Unable to offer references – often indicates a poor trading record and a trail of dissatisfied customers.
Incredibly keen to start the job straight away – often indicates an empty order book. Reputable electricians are normally committed to projects weeks or sometimes months in advance.
Is unwilling or unable to provide details about their business – if an electrician cannot supply a landline number and physical or website address they will likely be impossible to track down in the event that they leave sub-standard or unfinished work in their wake.
Claims to be in a trade association but doesn’t produce an identity card - always check out an electrician’s credentials. If they don’t belong to the trade association claimed they’re dishonest and committing a criminal offence
Claims to work for a company with a good reputation- always confirm their employment status. If they’re misrepresenting don’t use them.
Doesn’t offer you a contract, or will not sign the one you provide - rogues operate outside the law. Avoid!
Asks for money up front - reputable electricians don’t do this. If they run a business, they should have enough money to cover the initial project outlay and only ask for payment at pre-agreed stages of the contract when materials have been supplied, or a reasonable amount of work has been done, or the job is satisfactorily completed and the necessary certification is issued.
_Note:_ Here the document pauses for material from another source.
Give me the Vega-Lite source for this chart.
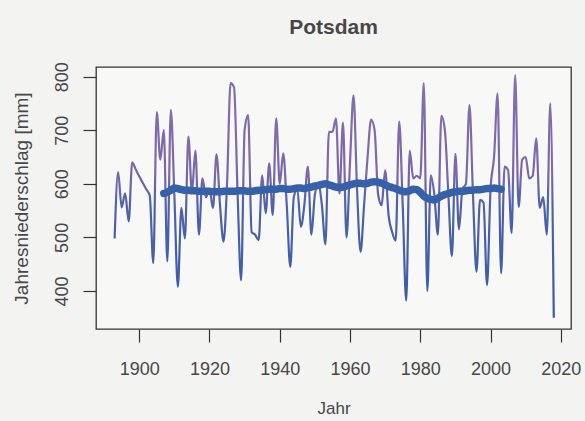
{
  "$schema": "https://vega.github.io/schema/vega-lite/v6.json",
  "autosize": {"type": "none"},
  "width": 475,
  "height": 262,
  "padding": {"left": 96, "top": 67, "right": 14, "bottom": 92},
  "background": "#f3f3f1",
  "config": {
    "view": {"stroke": "#333333", "strokeWidth": 1.3, "fill": "#f8f8f6"},
    "font": "Liberation Sans",
    "title": {"font": "Liberation Sans", "fontSize": 21, "fontWeight": "bold", "color": "#474747", "baseline": "alphabetic", "offset": 24, "anchor": "middle", "frame": "group"},
    "axis": {"grid": false, "domain": false, "tickColor": "#333333", "tickWidth": 1.2, "tickSize": 13, "labelFont": "Liberation Sans", "titleFont": "Liberation Sans", "labelColor": "#474747", "titleColor": "#474747", "titleFontWeight": "normal", "labelFontSize": 18, "titleFontSize": 17}
  },
  "title": "Potsdam",
  "datasets": {
    "annual": [
      {"year": 1893, "mm": 498}, {"year": 1894, "mm": 622}, {"year": 1895, "mm": 556}, {"year": 1896, "mm": 582},
      {"year": 1897, "mm": 530}, {"year": 1898, "mm": 640}, {"year": 1899, "mm": 627}, {"year": 1900, "mm": 614},
      {"year": 1901, "mm": 602}, {"year": 1902, "mm": 590}, {"year": 1903, "mm": 578}, {"year": 1904, "mm": 452},
      {"year": 1905, "mm": 734}, {"year": 1906, "mm": 645}, {"year": 1907, "mm": 700}, {"year": 1908, "mm": 455},
      {"year": 1909, "mm": 738}, {"year": 1910, "mm": 580}, {"year": 1911, "mm": 408}, {"year": 1912, "mm": 555},
      {"year": 1913, "mm": 498}, {"year": 1914, "mm": 688}, {"year": 1915, "mm": 585}, {"year": 1916, "mm": 662},
      {"year": 1917, "mm": 505}, {"year": 1918, "mm": 610}, {"year": 1919, "mm": 575}, {"year": 1920, "mm": 590},
      {"year": 1921, "mm": 555}, {"year": 1922, "mm": 655}, {"year": 1923, "mm": 560}, {"year": 1924, "mm": 492},
      {"year": 1925, "mm": 600}, {"year": 1926, "mm": 788}, {"year": 1927, "mm": 780}, {"year": 1928, "mm": 582},
      {"year": 1929, "mm": 420}, {"year": 1930, "mm": 700}, {"year": 1931, "mm": 728}, {"year": 1932, "mm": 510},
      {"year": 1933, "mm": 505}, {"year": 1934, "mm": 495}, {"year": 1935, "mm": 616}, {"year": 1936, "mm": 545},
      {"year": 1937, "mm": 638}, {"year": 1938, "mm": 542}, {"year": 1939, "mm": 722}, {"year": 1940, "mm": 600},
      {"year": 1941, "mm": 657}, {"year": 1942, "mm": 560}, {"year": 1943, "mm": 445}, {"year": 1944, "mm": 575},
      {"year": 1945, "mm": 590}, {"year": 1946, "mm": 520}, {"year": 1947, "mm": 560}, {"year": 1948, "mm": 632},
      {"year": 1949, "mm": 505}, {"year": 1950, "mm": 580}, {"year": 1951, "mm": 600}, {"year": 1952, "mm": 560},
      {"year": 1953, "mm": 487}, {"year": 1954, "mm": 697}, {"year": 1955, "mm": 697}, {"year": 1956, "mm": 722},
      {"year": 1957, "mm": 582}, {"year": 1958, "mm": 714}, {"year": 1959, "mm": 500}, {"year": 1960, "mm": 640},
      {"year": 1961, "mm": 765}, {"year": 1962, "mm": 590}, {"year": 1963, "mm": 473}, {"year": 1964, "mm": 560},
      {"year": 1965, "mm": 650}, {"year": 1966, "mm": 720}, {"year": 1967, "mm": 700}, {"year": 1968, "mm": 580},
      {"year": 1969, "mm": 560}, {"year": 1970, "mm": 625}, {"year": 1971, "mm": 540}, {"year": 1972, "mm": 510},
      {"year": 1973, "mm": 494}, {"year": 1974, "mm": 716}, {"year": 1975, "mm": 560}, {"year": 1976, "mm": 382},
      {"year": 1977, "mm": 662}, {"year": 1978, "mm": 610}, {"year": 1979, "mm": 615}, {"year": 1980, "mm": 610},
      {"year": 1981, "mm": 788}, {"year": 1982, "mm": 400}, {"year": 1983, "mm": 616}, {"year": 1984, "mm": 580},
      {"year": 1985, "mm": 505}, {"year": 1986, "mm": 727}, {"year": 1987, "mm": 700}, {"year": 1988, "mm": 580},
      {"year": 1989, "mm": 465}, {"year": 1990, "mm": 656}, {"year": 1991, "mm": 515}, {"year": 1992, "mm": 590},
      {"year": 1993, "mm": 600}, {"year": 1994, "mm": 747}, {"year": 1995, "mm": 580}, {"year": 1996, "mm": 436},
      {"year": 1997, "mm": 570}, {"year": 1998, "mm": 565}, {"year": 1999, "mm": 411}, {"year": 2000, "mm": 590},
      {"year": 2001, "mm": 650}, {"year": 2002, "mm": 769}, {"year": 2003, "mm": 433}, {"year": 2004, "mm": 632},
      {"year": 2005, "mm": 625}, {"year": 2006, "mm": 508}, {"year": 2007, "mm": 803}, {"year": 2008, "mm": 557},
      {"year": 2009, "mm": 645}, {"year": 2010, "mm": 650}, {"year": 2011, "mm": 610}, {"year": 2012, "mm": 615},
      {"year": 2013, "mm": 685}, {"year": 2014, "mm": 555}, {"year": 2015, "mm": 575}, {"year": 2016, "mm": 505},
      {"year": 2017, "mm": 750}, {"year": 2018, "mm": 350}
    ],
    "ma": [
      {"year": 1907, "mm": 582}, {"year": 1908, "mm": 584}, {"year": 1909, "mm": 588}, {"year": 1910, "mm": 592},
      {"year": 1911, "mm": 591}, {"year": 1912, "mm": 589}, {"year": 1913, "mm": 588}, {"year": 1914, "mm": 588},
      {"year": 1915, "mm": 587}, {"year": 1916, "mm": 587}, {"year": 1917, "mm": 586}, {"year": 1918, "mm": 586},
      {"year": 1919, "mm": 586}, {"year": 1920, "mm": 586}, {"year": 1921, "mm": 585}, {"year": 1922, "mm": 585},
      {"year": 1923, "mm": 585}, {"year": 1924, "mm": 586}, {"year": 1925, "mm": 586}, {"year": 1926, "mm": 586},
      {"year": 1927, "mm": 586}, {"year": 1928, "mm": 587}, {"year": 1929, "mm": 587}, {"year": 1930, "mm": 587},
      {"year": 1931, "mm": 586}, {"year": 1932, "mm": 586}, {"year": 1933, "mm": 587}, {"year": 1934, "mm": 588},
      {"year": 1935, "mm": 588}, {"year": 1936, "mm": 589}, {"year": 1937, "mm": 590}, {"year": 1938, "mm": 590},
      {"year": 1939, "mm": 590}, {"year": 1940, "mm": 591}, {"year": 1941, "mm": 591}, {"year": 1942, "mm": 590},
      {"year": 1943, "mm": 590}, {"year": 1944, "mm": 591}, {"year": 1945, "mm": 592}, {"year": 1946, "mm": 592},
      {"year": 1947, "mm": 591}, {"year": 1948, "mm": 593}, {"year": 1949, "mm": 594}, {"year": 1950, "mm": 596},
      {"year": 1951, "mm": 597}, {"year": 1952, "mm": 599}, {"year": 1953, "mm": 600}, {"year": 1954, "mm": 598},
      {"year": 1955, "mm": 596}, {"year": 1956, "mm": 594}, {"year": 1957, "mm": 593}, {"year": 1958, "mm": 594},
      {"year": 1959, "mm": 596}, {"year": 1960, "mm": 598}, {"year": 1961, "mm": 600}, {"year": 1962, "mm": 601},
      {"year": 1963, "mm": 601}, {"year": 1964, "mm": 600}, {"year": 1965, "mm": 601}, {"year": 1966, "mm": 603},
      {"year": 1967, "mm": 604}, {"year": 1968, "mm": 603}, {"year": 1969, "mm": 601}, {"year": 1970, "mm": 598},
      {"year": 1971, "mm": 595}, {"year": 1972, "mm": 593}, {"year": 1973, "mm": 591}, {"year": 1974, "mm": 588},
      {"year": 1975, "mm": 586}, {"year": 1976, "mm": 585}, {"year": 1977, "mm": 587}, {"year": 1978, "mm": 590},
      {"year": 1979, "mm": 589}, {"year": 1980, "mm": 584}, {"year": 1981, "mm": 577}, {"year": 1982, "mm": 573},
      {"year": 1983, "mm": 571}, {"year": 1984, "mm": 570}, {"year": 1985, "mm": 573}, {"year": 1986, "mm": 577},
      {"year": 1987, "mm": 580}, {"year": 1988, "mm": 582}, {"year": 1989, "mm": 584}, {"year": 1990, "mm": 585},
      {"year": 1991, "mm": 586}, {"year": 1992, "mm": 586}, {"year": 1993, "mm": 587}, {"year": 1994, "mm": 588},
      {"year": 1995, "mm": 588}, {"year": 1996, "mm": 589}, {"year": 1997, "mm": 589}, {"year": 1998, "mm": 590},
      {"year": 1999, "mm": 591}, {"year": 2000, "mm": 591}, {"year": 2001, "mm": 592}, {"year": 2002, "mm": 591},
      {"year": 2003, "mm": 590}
    ]
  },
  "encoding": {
    "x": {"field": "year", "type": "quantitative", "scale": {"domain": [1887.7, 2022.9], "nice": false, "zero": false},
          "axis": {"title": "Jahr", "values": [1900, 1920, 1940, 1960, 1980, 2000, 2020], "format": "d", "labelPadding": 18, "titlePadding": 22}},
    "y": {"field": "mm", "type": "quantitative", "scale": {"domain": [329, 818], "nice": false, "zero": false},
          "axis": {"title": "Jahresniederschlag [mm]", "values": [400, 500, 600, 700, 800], "labelAngle": -90, "labelAlign": "center", "labelBaseline": "bottom", "labelPadding": 12, "titleFontSize": 19, "titlePadding": 22}}
  },
  "layer": [
    {"data": {"name": "annual"},
     "mark": {"type": "line", "strokeWidth": 2.2, "clip": true, "interpolate": "monotone", "strokeJoin": "round",
              "color": {"gradient": "linear", "x1": 0, "y1": 0, "x2": 0, "y2": 1,
                        "stops": [{"offset": 0, "color": "#8470ae"}, {"offset": 0.4, "color": "#7a68ab"}, {"offset": 0.54, "color": "#4d62aa"}, {"offset": 1, "color": "#3a5aa8"}]}}},
    {"data": {"name": "ma"},
     "mark": {"type": "line", "strokeWidth": 7.5, "color": "#3661a8", "strokeCap": "round", "strokeJoin": "round", "interpolate": "monotone"}}
  ]
}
Provides a detailed quotation and schedule of work but doesn’t follow it – often indicates that shortcuts are being taken or that a bill will be loaded with extras. Ask for a written explanation outlining the need for any changes alongside a guarantee that the quoted price remains in force. If you’re still unsatisfied insist on a second opinion from a scheme registered electrician.
Doesn’t charge VAT – legitimate small or new traders may not need to register for VAT dependent upon how much work they do in a year and whether they cross the VAT threshold. If they should be registered, they could be avoiding charging VAT to artificially lower their prices thus giving themselves an unfair competitive edge. This is dishonest and against the law.
Only accepts cash – often indicates the recipient may be acting dishonestly by not paying taxes.
Tips To Enforce Transparency
- Be specific about your project setting out a detailed, clear brief of the work to be done. Get three quotes from reputable scheme-registered electricians.
- Only use firms that advertise landline phone numbers and websites and be very wary of those only willing to give you a mobile number.
- Seek references and contact previous customers.
- Don't automatically go with the cheapest quote but also consider your ability to communicate with the firm and the quality of their work.
- Only pay for work that has been done and not by advance payments. However, if materials need to be bought in advance by the tradesman, it is reasonable that the customer is asked to pay a fair percentage of these costs as the job progresses.
- Ensure that any changes to the agreed contract value are made in writing prior to such additional works being undertaken.